In contrast, breach of contract is a recognized cause of action available to collect a credit card debt. See Tully, 173 S.W.3d at 216-17. In this case, American Express did not allege breach of contract.

Under an "open account" transaction, a seller does not receive cash for goods sold or services rendered but rather extends credit to the buyer. MBank El Paso Nat'l Ass'n v. Featherlite Corp., 792 S.W.2d 472, 475 (Tex. App.-El Paso 1990, writ denied). The resulting contractual obligation owed by the buyer to the seller is an "account receivable." Chester v. Jones, 386 S.W.2d 544, 547 (Tex. Civ. App.-Tyler 1965), writ dism'd, 391 S.W.2d 722 (Tex.1965); see Featherlite Corp., 792 S.W.2d at 475.

Texas appellate courts have found sufficient compliance with Rule 185 when the plaintiff's pleadings included statements or invoices. See Panditi v.

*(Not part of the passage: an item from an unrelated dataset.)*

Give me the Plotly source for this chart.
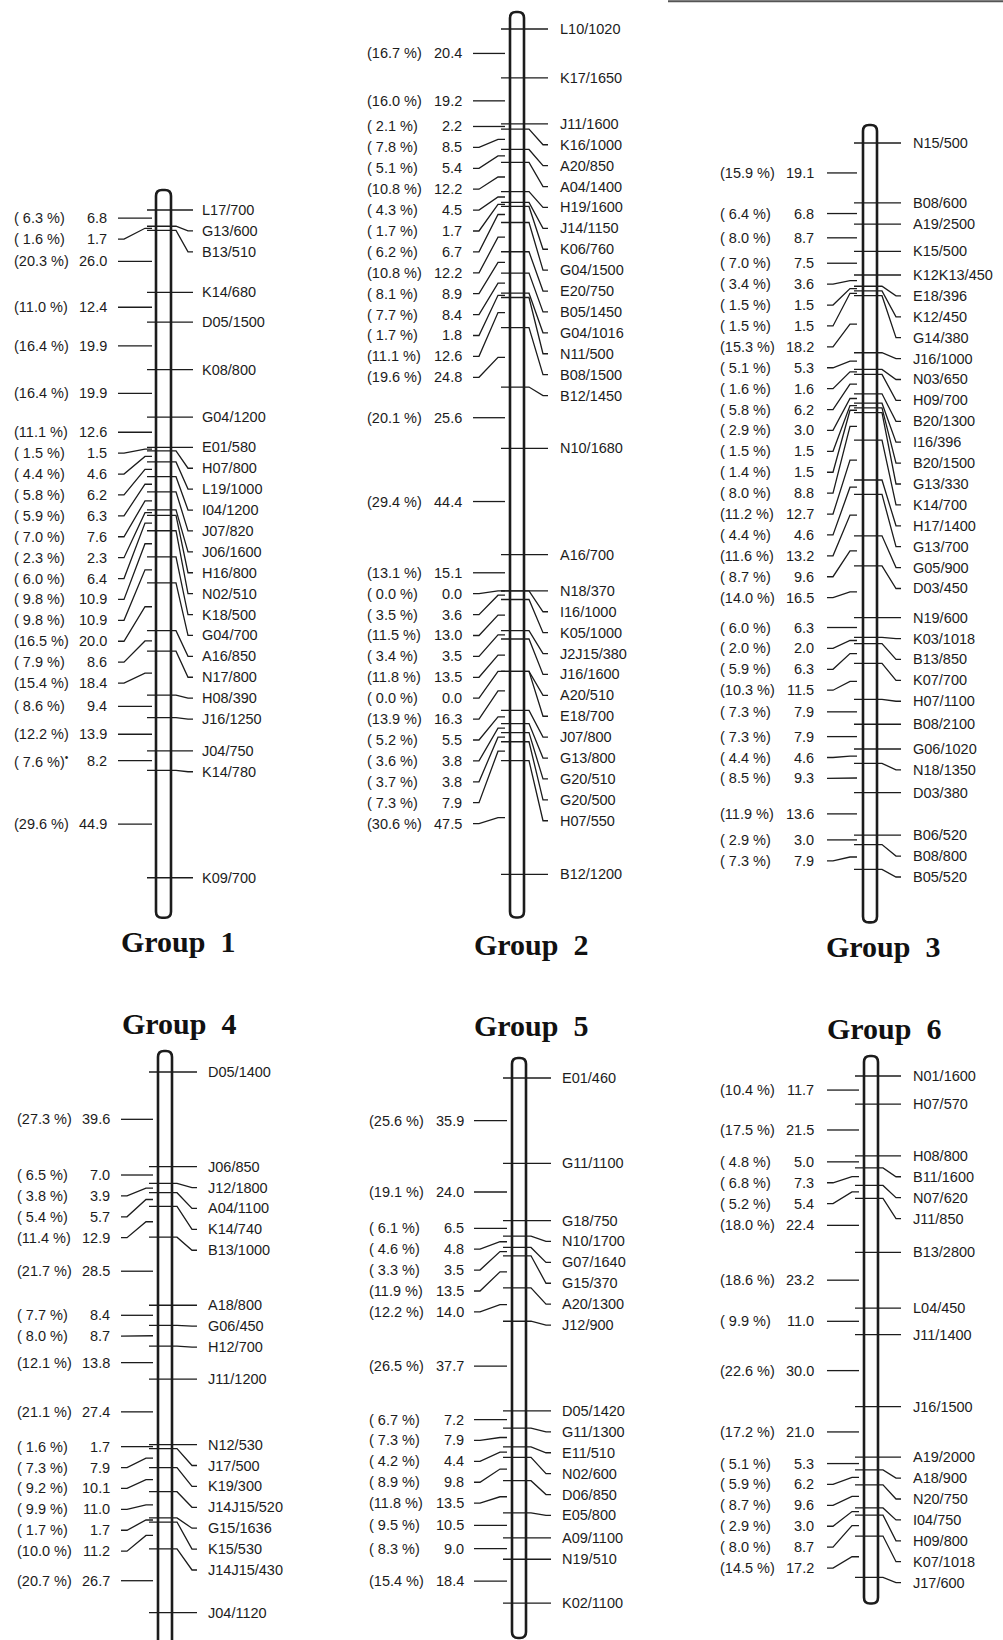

Apostle,180 S.W.3d 924, 927 (Tex. App.-Dallas 2006, no pet.) (billing statements); Powers, 2 S.W.3d at 499 (itemized monthly statements of legal services reflecting offsets, payments, and credits); Enernational Corp., 705 S.W.2d at 750-51 (dated invoices appearing to show dates when services were rendered).

While not including statements or invoices with its petition and affidavit, American Express's appendix to its appellate brief contains copies of various records related to Clifton's account. We, however, may not consider such records in our review of this appeal. See Guajardo v. Conwell, 46 S.W.3d 862, 864 (Tex. 2001); WorldPeace v. Comm'n for Lawyer Discipline, 183 S.W.3d 451, 465 n.23 (Tex. App.-Houston [14th Dist.] 2005, pet. denied) (An appellate court "cannot consider documents attached as appendices to briefs and must consider a case based solely upon the record filed.").

5. To overcome the prima facie evidentiary effect of a sworn account petition that complies with Rule 185, a defendant must file "a written denial, under oath." Tex. R. Civ. P. 185; see
Nguyen v. Short, How, Frels & Heitz, P.C., 108 S.W.3d 558, 562 (Tex. App.-Dallas 2003, pet. denied).